TWO AND THRU, ONE AND DONE
There have been occasions where team-issued, game-worn jerseys have been discarded for various reasons after only one or two uses. The Shirt will study three such don’t-blink-or-you’ll-miss-’em appearances of game garb.
1997 Cubs alternates:
The Cubs again ordered blue game jerseys as a third style in 1997 (“again” will be further explained in my next article). Blue knit jerseys were ordered from Russell, and, unlike most Cubs gamers, were devoid of collar strip tagging. The only notations in the jerseys were markered set numbers (1 or 2) made on the tail-located Russell labels.
Usage, based on what I found, was limited to two August road games, with a loss in the second of the pair convincing the team to shelve the blue tops. When the blue tops were reintroduced in 1998, they were tagged in normal Cubs fashion, and were included as part of the uniform rotation, along with the home whites with blue pinstripes and the road greys.

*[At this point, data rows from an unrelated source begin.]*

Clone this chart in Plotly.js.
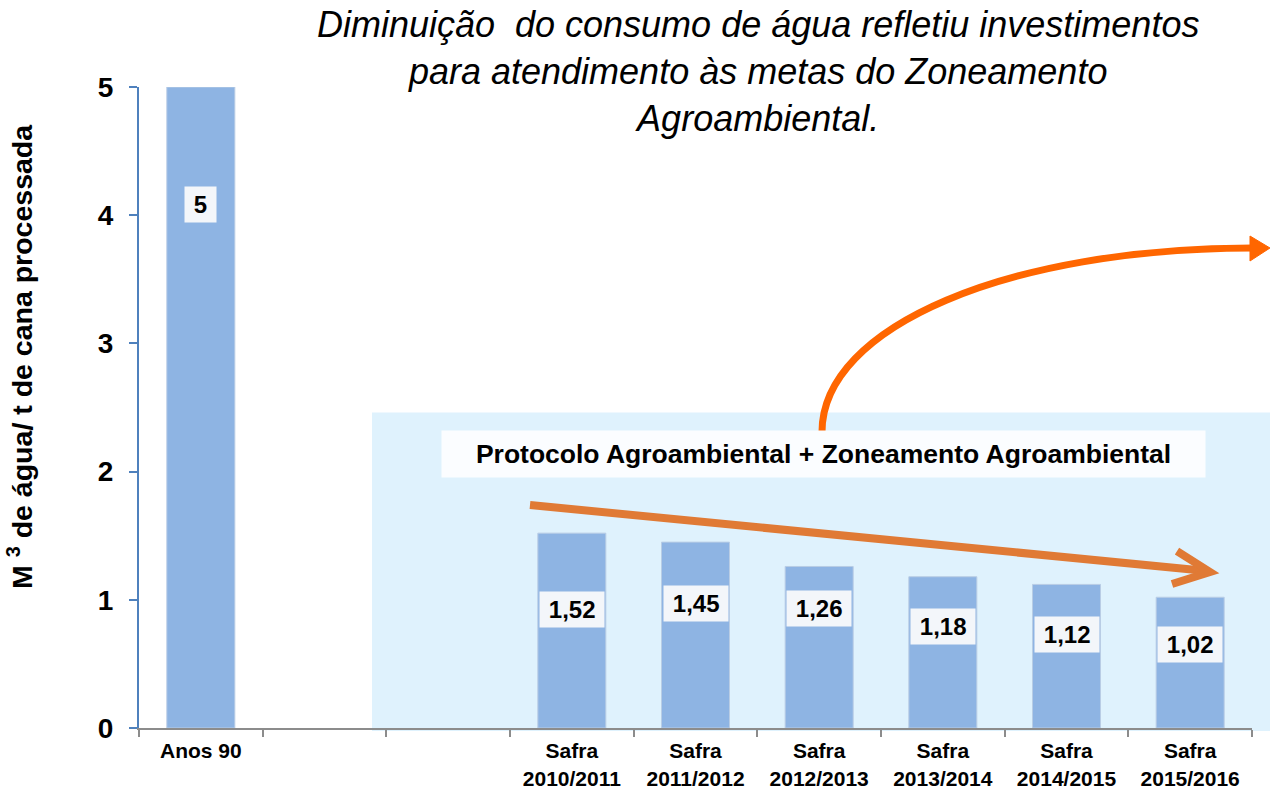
<!DOCTYPE html>
<html><head><meta charset="utf-8">
<script src="https://cdn.plot.ly/plotly-3.0.1.min.js"></script>
<style>html,body{margin:0;padding:0;background:#fff}#chart{width:1270px;height:792px}</style>
</head><body><div id="chart"></div>
<script>
// ---- data ----
const categories = ["Anos 90", " ", "  ", "Safra<br>2010/2011", "Safra<br>2011/2012", "Safra<br>2012/2013", "Safra<br>2013/2014", "Safra<br>2014/2015", "Safra<br>2015/2016"];
const values = [5, null, null, 1.52, 1.45, 1.26, 1.18, 1.12, 1.02];
const valueLabels = ["5", "", "", "1,52", "1,45", "1,26", "1,18", "1,12", "1,02"];
const titleText = "Diminuição  do consumo de água refletiu investimentos<br>para atendimento às metas do Zoneamento<br>Agroambiental.";
const yTitleText = "M <sup>3</sup> de água/ t de cana processada";
const bandText = "Protocolo Agroambiental + Zoneamento Agroambiental";

// ---- layout helpers (pixel -> paper) ----
const L = 139, T = 87, W = 1113, H = 641;
const px = x => (x - L) / W;
const py = y => (T + H - y) / H;
const P = (x, y) => px(x).toFixed(5) + "," + py(y).toFixed(5);
// label offsets below bar top (px), layout only
const labelShift = [-117, 0, 0, -76, -61, -42, -50, -50, -47];

const FONT = "Arial, 'Liberation Sans', sans-serif";

const trace = {
  type: "bar",
  x: categories,
  y: values,
  marker: {color: "#8EB4E3", line: {color: "#B9CDE5", width: 1}},
  hoverinfo: "skip"
};

const annotations = [];
categories.forEach((c, i) => {
  if (values[i] == null) return;
  annotations.push({
    x: c, y: values[i], xref: "x", yref: "y",
    text: "\u2009" + valueLabels[i] + "\u2009",
    showarrow: false, yanchor: "middle", xanchor: "center",
    yshift: labelShift[i],
    bgcolor: "#F3F6FA", borderpad: 4,
    font: {family: FONT, size: 24, color: "#000", weight: "bold"}
  });
});
annotations.push({
  xref: "paper", yref: "paper", x: px(823), y: py(454),
  xanchor: "center", yanchor: "middle", showarrow: false,
  text: bandText, bgcolor: "#FBFDFF", width: 755, height: 38, borderpad: 4,
  font: {family: FONT, size: 26.5, color: "#000", weight: "bold"}
});
annotations.push({
  xref: "paper", yref: "paper", x: px(20), y: py(357),
  xanchor: "center", yanchor: "middle", showarrow: false, textangle: -90,
  text: yTitleText,
  font: {family: FONT, size: 28.5, color: "#000", weight: "bold"}
});

const shapes = [
  {type: "rect", xref: "paper", yref: "paper", layer: "below",
   x0: px(372), x1: px(1272), y0: py(731), y1: py(412.5),
   fillcolor: "#DFF2FD", line: {width: 0}},
  // curved arrow
  {type: "path", xref: "paper", yref: "paper", layer: "above",
   path: "M" + P(822, 432) + " C" + P(822, 326) + " " + P(1010, 248) + " " + P(1252, 248),
   line: {color: "#FF6600", width: 7}},
  {type: "path", xref: "paper", yref: "paper", layer: "above",
   path: "M" + P(1250, 236) + " L" + P(1270, 248) + " L" + P(1250, 261) + " Z",
   fillcolor: "#FF6600", line: {color: "#FF6600", width: 1}},
  // straight trend arrow
  {type: "path", xref: "paper", yref: "paper", layer: "above",
   path: "M" + P(530, 505) + " L" + P(1207, 571),
   line: {color: "#E07A35", width: 8}},
  {type: "path", xref: "paper", yref: "paper", layer: "above",
   path: "M" + P(1177, 551) + " L" + P(1210, 572) + " L" + P(1172, 584),
   line: {color: "#E07A35", width: 8}}
];

const layout = {
  width: 1270, height: 792,
  margin: {l: L, r: 1270 - L - W, t: T, b: 792 - T - H, pad: 0},
  paper_bgcolor: "#FFFFFF", plot_bgcolor: "rgba(0,0,0,0)",
  showlegend: false,
  bargap: 0.45,
  title: {
    text: titleText, x: 0.597, xanchor: "center", xref: "container",
    y: 0.953, yanchor: "top", yref: "container",
    font: {family: FONT, size: 36, color: "#000", style: "italic"}
  },
  xaxis: {
    type: "category", tickson: "boundaries", ticks: "outside", ticklen: 7,
    tickcolor: "#8C8C8C", tickwidth: 2, showline: true, linecolor: "#8C8C8C", linewidth: 2,
    showgrid: false, zeroline: false, fixedrange: true, tickangle: 0, ticklabelstandoff: 3,
    tickfont: {family: FONT, size: 21, color: "#000", weight: "bold"}
  },
  yaxis: {
    range: [0, 5], dtick: 1, tick0: 0, ticks: "outside", ticklen: 8,
    tickcolor: "#4F81BD", tickwidth: 2, showline: true, linecolor: "#4F81BD", linewidth: 2,
    showgrid: false, zeroline: false, fixedrange: true, ticklabelstandoff: 10,
    tickfont: {family: FONT, size: 28, color: "#000", weight: "bold"}
  },
  annotations: annotations,
  shapes: shapes
};

Plotly.newPlot("chart", [trace], layout, {displayModeBar: false, staticPlot: true});
</script>
</body></html>
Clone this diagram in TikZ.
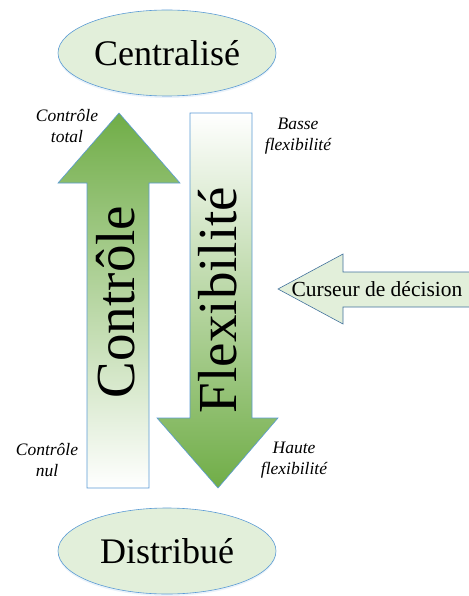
\documentclass[tikz,border=0pt]{standalone}
\usepackage{fontspec}
\setmainfont{Liberation Serif}
\usetikzlibrary{positioning,shapes.geometric,shadows}

\definecolor{ovalfill}{HTML}{E2EFDA}
\definecolor{edgeblue}{HTML}{5B9BD5}
\definecolor{darkblue}{HTML}{41719C}
\definecolor{leafgreen}{HTML}{70AD47}

\begin{document}
\begin{tikzpicture}[
        x=1pt, y=-1pt, % one unit per pixel, y pointing down
        % Define a style for the two ovals at the ends
        pole_oval/.style={ellipse,draw=edgeblue,fill=ovalfill,line width=0.6pt,
            minimum width=218pt,minimum height=86pt,
            drop shadow={fill=edgeblue!50,opacity=0.25,shadow xshift=0pt,shadow yshift=-2pt},
            font=\fontsize{36}{40}\selectfont},
        % Define a style for the two big vertical arrows
        big_arrow/.style={draw=edgeblue,line width=0.6pt},
        % Define a style for the words written along the big arrows
        big_text/.style={rotate=90,inner sep=0pt,font=\fontsize{55}{60}\selectfont},
        % Define a style for the small italic labels
        side_label/.style={align=center,font=\fontsize{17.5}{21}\selectfont\itshape}
    ]

    % Fix the size of the picture
    \useasboundingbox (0,0) rectangle (468,596);

    % The two extremes
    \node[pole_oval] (centralise) at (167,53) {Centralisé};
    \node[pole_oval] (distribue) at (167,551) {Distribué};

    % Upward arrow: control
    \shade[big_arrow,top color=leafgreen,bottom color=white]
        (87,488) -- (87,183) -- (58,183) -- (119,113) -- (180,183)
        -- (149,183) -- (149,488) -- cycle;
    \node[big_text] (ctrl_text) at (116,302) {Contrôle};

    % Downward arrow: flexibility
    \shade[big_arrow,top color=white,bottom color=leafgreen]
        (190,113) -- (252,113) -- (252,418) -- (278,418) -- (218,488)
        -- (157,418) -- (190,418) -- cycle;
    \node[big_text] (flex_text) at (218,300) {Flexibilité};

    % Decision cursor pointing at the arrows
    \draw[fill=ovalfill,draw=darkblue,line width=0.6pt]
        (278,289) -- (343,254) -- (343,272) -- (475,272) -- (475,307)
        -- (343,307) -- (343,324) -- cycle;
    \node[font=\fontsize{21.5}{24}\selectfont] (cursor) at (377,289) {Curseur de décision};

    % Labels at both ends of the arrows
    \node[side_label] (ctrl_total) at (67,126) {Contrôle\\total};
    \node[side_label] (flex_low) at (298,136) {Basse\\flexibilité};
    \node[side_label] (ctrl_none) at (47,460) {Contrôle\\nul};
    \node[side_label] (flex_high) at (294,460) {Haute\\flexibilité};

\end{tikzpicture}
\end{document}
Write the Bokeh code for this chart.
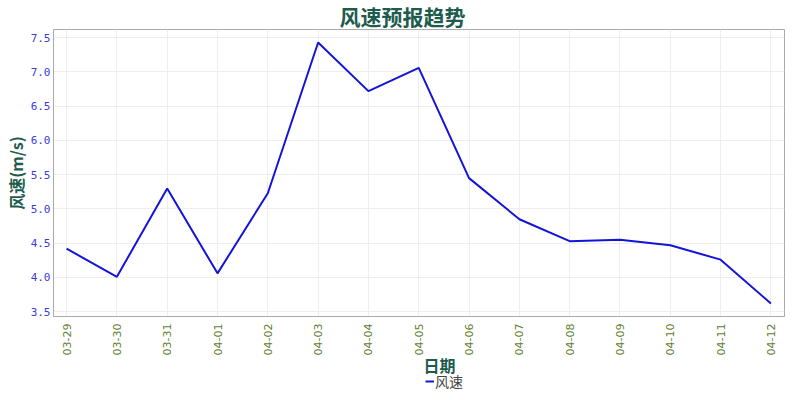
from bokeh.plotting import figure
from bokeh.layouts import column
from bokeh.models import Range1d, FixedTicker, Legend, LegendItem, Title, ColumnDataSource, Label
from bokeh.embed import file_html
from bokeh.resources import INLINE

dates = ["03-29", "03-30", "03-31", "04-01", "04-02", "04-03", "04-04", "04-05",
         "04-06", "04-07", "04-08", "04-09", "04-10", "04-11", "04-12"]
wind = [4.42, 4.01, 5.30, 4.06, 5.23, 7.43, 6.72, 7.06, 5.45, 4.85, 4.53, 4.55, 4.47, 4.26, 3.62]
y_ticks = [3.5, 4.0, 4.5, 5.0, 5.5, 6.0, 6.5, 7.0, 7.5]

xs = list(range(len(dates)))
src = ColumnDataSource(dict(x=xs, y=wind))

CJK = "Noto Sans CJK SC"
GREEN = "#1d5c4d"
LINE = "#1414d8"
W = 786
H_MAIN = 358
H_STRIP = 36
OVERLAP = 3

p = figure(width=W, height=H_MAIN, output_backend="svg", toolbar_location=None,
           x_range=Range1d(-0.26, 14.27), y_range=Range1d(3.43, 7.62),
           min_border_left=40, min_border_right=2, min_border_top=0, min_border_bottom=0)

p.title = Title(text="风速预报趋势", align="left", text_font=CJK, text_font_size="21px",
                text_font_style="bold", text_color=GREEN, offset=286, standoff=-3)

r = p.line("x", "y", source=src, line_color=LINE, line_width=2)

p.xaxis.ticker = FixedTicker(ticks=xs)
p.xaxis.major_label_overrides = {i: d for i, d in enumerate(dates)}
p.xaxis.major_label_orientation = 1.5708
p.xaxis.major_label_text_color = "#5f7f2f"
p.xaxis.major_label_text_font = "DejaVu Sans"
p.xaxis.major_label_text_font_size = "11px"
p.xaxis.major_label_standoff = 7

p.yaxis.ticker = FixedTicker(ticks=y_ticks)
p.yaxis.major_label_overrides = {t: f"{t:.1f}" for t in y_ticks}
p.yaxis.major_label_text_color = "#3b3bdc"
p.yaxis.major_label_text_font = "DejaVu Sans Mono"
p.yaxis.major_label_text_font_size = "11px"
p.yaxis.major_label_standoff = 3
p.yaxis.axis_label = "风速(m/s)"
p.yaxis.axis_label_text_font = CJK
p.yaxis.axis_label_text_font_style = "bold"
p.yaxis.axis_label_text_font_size = "16px"
p.yaxis.axis_label_text_color = GREEN
p.yaxis.axis_label_standoff = 0

for ax in (p.xaxis, p.yaxis):
    ax.axis_line_color = "#aaaaaa"
    ax.major_tick_line_color = None
    ax.major_tick_out = 0
    ax.major_tick_in = 0
    ax.minor_tick_line_color = None

p.outline_line_color = "#aaaaaa"
p.xgrid.grid_line_color = "#eeeeee"
p.ygrid.grid_line_color = "#eeeeee"
p.background_fill_color = "white"
p.border_fill_color = "white"

# Strip below the chart: x-axis title and legend (transparent, slightly overlapping)
lg = figure(width=W, height=H_STRIP, output_backend="svg", toolbar_location=None,
            x_axis_type=None, y_axis_type=None,
            x_range=Range1d(0, W), y_range=Range1d(0, H_STRIP),
            min_border_left=0, min_border_right=0, min_border_top=0, min_border_bottom=0,
            margin=(-OVERLAP, 0, 0, 0))
lg.outline_line_color = None
lg.xgrid.grid_line_color = None
lg.ygrid.grid_line_color = None
lg.background_fill_color = None
lg.border_fill_color = None
lg.add_layout(Label(x=415, y=H_STRIP - 9, text="日期", text_align="center",
                    text_baseline="middle", text_font=CJK, text_font_size="16px",
                    text_font_style="bold", text_color=GREEN))
lr = lg.line(x=[-10, -5], y=[-10, -10], line_color=LINE, line_width=2)
legend = Legend(items=[LegendItem(label="风速", renderers=[lr])], location=(372, 0),
                orientation="horizontal", label_text_font=CJK, label_text_font_size="14px",
                label_text_color="#444444", border_line_color=None, background_fill_alpha=0,
                glyph_width=9, glyph_height=18, label_height=18, label_standoff=1,
                padding=0, margin=0)
lg.add_layout(legend)

layout = column(p, lg, spacing=0)
open("out.html", "w").write(file_html(layout, INLINE))
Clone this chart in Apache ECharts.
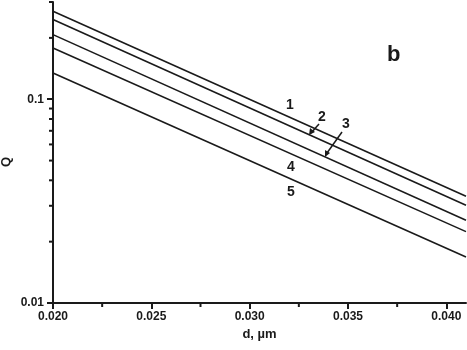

Examples of this twice-worn style have filtered into the hobby through the various team sales held at Wrigley field each September and the winter Cubs Convention.
1984 Browns preseason:
Someone in the Cleveland Browns hierarchy got the bright idea of ordering game jerseys from Sand-Knit with ORANGE numbers and putting them in players’ lockers for the 1984 preseason. After all, orange is as much a team color of the Browns as is brown…what could go wrong?
The Browns’ first NFL exhibition game was in Cleveland, with the team clad in the home brown shirts with, this time, orange numerals. It ended up being the ONLY time with orange numerals. Unplanned in the whole idea was the great difficulty fans in the stands and watching on TV had in deciphering the orange digits on the brown jersey fabric. A multitude of complaints from irate Browns rooters convinced the team that once was enough. As for the road whites…tune in next time.
1979 Phillies burgundy:
While the Phils wore a Wilson-issued burgundy BP jersey throughout 1979, another brainstorm somewhere in the front office decreed that the team wear an alternate top on specific occasions which was also burgundy and with white racing stripes.
Rawlings was commissioned to produce these unies, and the team was clad in these eye-catching tops for one game, and, again, one game only. This time, though, instead of fans’ griping leading to the style’s demise, grumbling and grousing from Phillies players ended the brief experiment. Quite simply, the players, almost to a man, hated them, with Greg Luzinski one of the style’s most vocal critics.
Hobbyists lucked out on this fashion failure, however. The following year, the team offered the uniforms on a first-come, first-served, team choice basisi for $200 a set. It would turn out to be one heck of a deal if you were lucky enough to land a Schmidt or Carlton, and potentially not-so-fortunate if you opened up your parcel and found the bat boy’s uniform (though I recall receiving a note from the collector who did end up with the Bat Boy outfit, indicating pleasure with his purchase, so if he’s happy, who am I to quibble?)